In the Softwareag ADABAS basic tutorial, I find the following while describing the utility of subdescriptor :
As I see it, the number of ISN-s in the inverted list for values 11000 - 11999 will be exactly same as the number for value 11. Hence, there are 2 advantages of using a subdescriptor here:
We can use FIND instead of READ.
In case of subdescriptor(11), there will be one entry in the inverted list, whereas in case of the descriptor(11***) there will be 999 entries. So, reading inverted list itself will take less time(though can be negligible)
Is there any other advantage of using subdescriptor ? Please suggest.
Is there any other scenario which gives a different utility of a subdescriptor ?
Along with FIND and READ we can use HISTOGRAM too, which could be more efficient when we want to deal only with descriptors (no updates!)
General view on descriptors (super, sub, hyper etc):
Any field can be used within a selection criterion. When a field that is used extensively as a search criterion, is defined as a descriptor (key). Hence a descriptor is a search key. The selection process is considerably faster since Adabas is able to access the descriptor’s values directly from the inverted list without reading any records from Data Storage.
Because the inverted list requires disk space and update overhead, the descriptor option should be used judiciously, particularly if the file is large and the field that is being considered as a descriptor is updated frequently.
One thing you can do with subdescriptors is invert a field NOT starting with position 1. We have a subdescriptor on one of our fields (NAED-UIC-NUM) that inverts a subdescriptor called UPC-NUMBER which is positions 2-14 of the NAED-UIC-NUM field.

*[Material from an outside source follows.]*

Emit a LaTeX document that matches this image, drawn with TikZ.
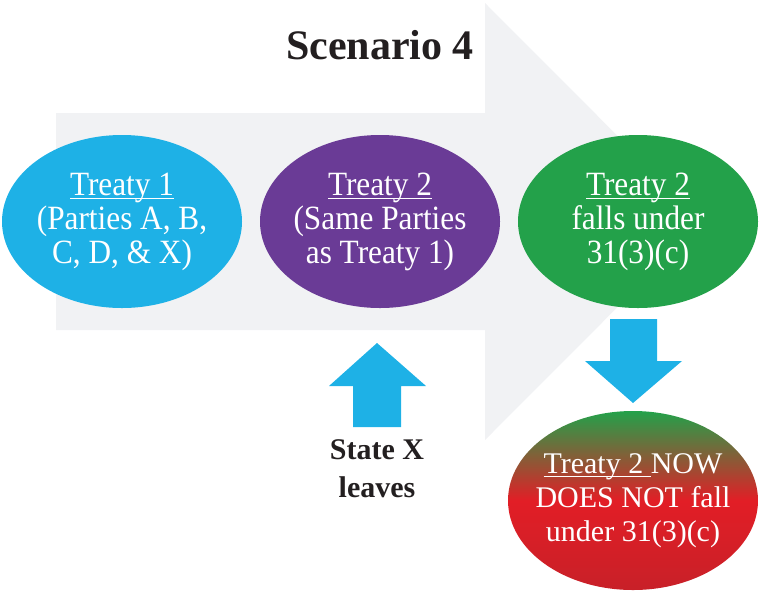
\documentclass[tikz,border=0pt]{standalone}
\usepackage{fontspec}
\setmainfont{Liberation Serif}
\newfontfamily\condfont[FakeStretch=0.92]{Liberation Serif}
\usepackage{tikz}
\usetikzlibrary{shapes.geometric}
\definecolor{treatyblue}{RGB}{30,177,230}
\definecolor{treatypurple}{RGB}{106,59,150}
\definecolor{treatygreen}{RGB}{35,161,74}
\definecolor{treatyred}{RGB}{226,30,38}
\definecolor{treatydarkred}{RGB}{200,32,40}
\definecolor{arrowgray}{RGB}{241,242,244}
\definecolor{inkblack}{RGB}{35,31,32}
% thicker underline for the treaty headings
\newcommand{\headline}[1]{\setbox0\hbox{#1}\rlap{\rule[-4pt]{\wd0}{1.5pt}}\box0}

\begin{document}
\begin{tikzpicture}[x=1pt,y=-1pt,
    treaty/.style={ellipse, minimum width=240pt, minimum height=173pt,
        inner xsep=-20pt, inner ysep=0pt,
        align=center, text=white, font=\condfont\fontsize{34}{34}\selectfont},
    blockarrow/.style={fill=treatyblue}]
    \useasboundingbox (0,0) rectangle (759,592);
    % Background Arrow
    \fill[arrowgray] (56,113) -- (485,113) -- (485,3) -- (703,221.5)
        -- (485,440) -- (485,330) -- (56,330) -- cycle;
    % Title
    \node[font=\bfseries\fontsize{42}{44}\selectfont, text=inkblack] (title) at (380,45) {Scenario 4};
    % Treaties Along the Arrow
    \node[treaty, fill=treatyblue] (treatyone) at (122,221.5)
        {\headline{Treaty 1}\\(Parties A, B,\\C, D, \& X)};
    \node[treaty, fill=treatypurple] (treatytwo) at (380,221.5)
        {\headline{Treaty 2}\\(Same Parties\\as Treaty 1)};
    \node[treaty, fill=treatygreen] (treatyfalls) at (638,221.5)
        {\headline{Treaty 2}\\falls under\\31(3)(c)};
    % Outcome
    \node[treaty, minimum width=250pt, minimum height=179pt,
        top color=treatygreen, bottom color=treatydarkred, middle color=treatyred,
        font=\fontsize{30}{34}\selectfont] (treatynot) at (633,500.5)
        {\headline{Treaty 2\ }NOW\\DOES NOT fall\\under 31(3)(c)};
    % State X Leaving
    \node[font=\bfseries\fontsize{30}{38}\selectfont, text=inkblack, align=center] (leaves) at (377,469)
        {State X\\leaves};
    % Block Arrows
    \fill[blockarrow] (353,427) -- (401,427) -- (401,386) -- (426,386)
        -- (377,343) -- (329,386) -- (353,386) -- cycle;
    \fill[blockarrow] (610,319) -- (657,319) -- (657,361) -- (682,361)
        -- (633,403) -- (585,361) -- (610,361) -- cycle;
\end{tikzpicture}
\end{document}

That way it matters not what the initial digit of the source field is when searching for the UPC number part.
As I have understood your explanation, it stands as a disadvantage of using subdescriptor :
Taking this reference, I can think of an advantage as well :
Say,a superdescriptor has 5 fields A,B,C,D,E of which D is null suppressed.
In this case, if A and B are populated and D is NULL, the superdescriptor can never find the record. But a subdescriptor with A,B can find it within the range.
not quite. A subdescriptor is only ever on one field. More than one and it is a superdescriptor. So you can define a second super on A,B that in your scenario would index your example.
The case Brian cites is not a disadvantage. It is a facet of the indexing to be aware of. You don’t always want null values to be indexed - if you are unlikely to select on them then the don’t take up space in the inverted list (which is an advantage!). This is the beauty of including certain fields in a superdescriptor that may be null: when they’re null, they’re not indexed.
Brian’s example alludes to the subtle difference null suppression has on subdescriptors versus superdescriptors. For both super and subdescriptors, a range of bytes is specified to select from out of the source field. For subdescriptors, the entry is treated as null if the source BYTES are null. For superdescriptors, the entry is null if the source FIELD is null.
Thus if you have a superdescriptor that includes the same two blank bytes that Brian’s example has (" XYZ"), it will index the field, but the subdescriptor on the same 2 bytes will not create an index entry.
(A superdescriptor can include any range of bytes from the source fields, which allows such oddities as including bytes beyond the “end” of the field; the presence of the entry indicates that the source fileld is not null - HISTOGRAM will show those byte(s) in the superdescriptor to be blank for an alpha field.)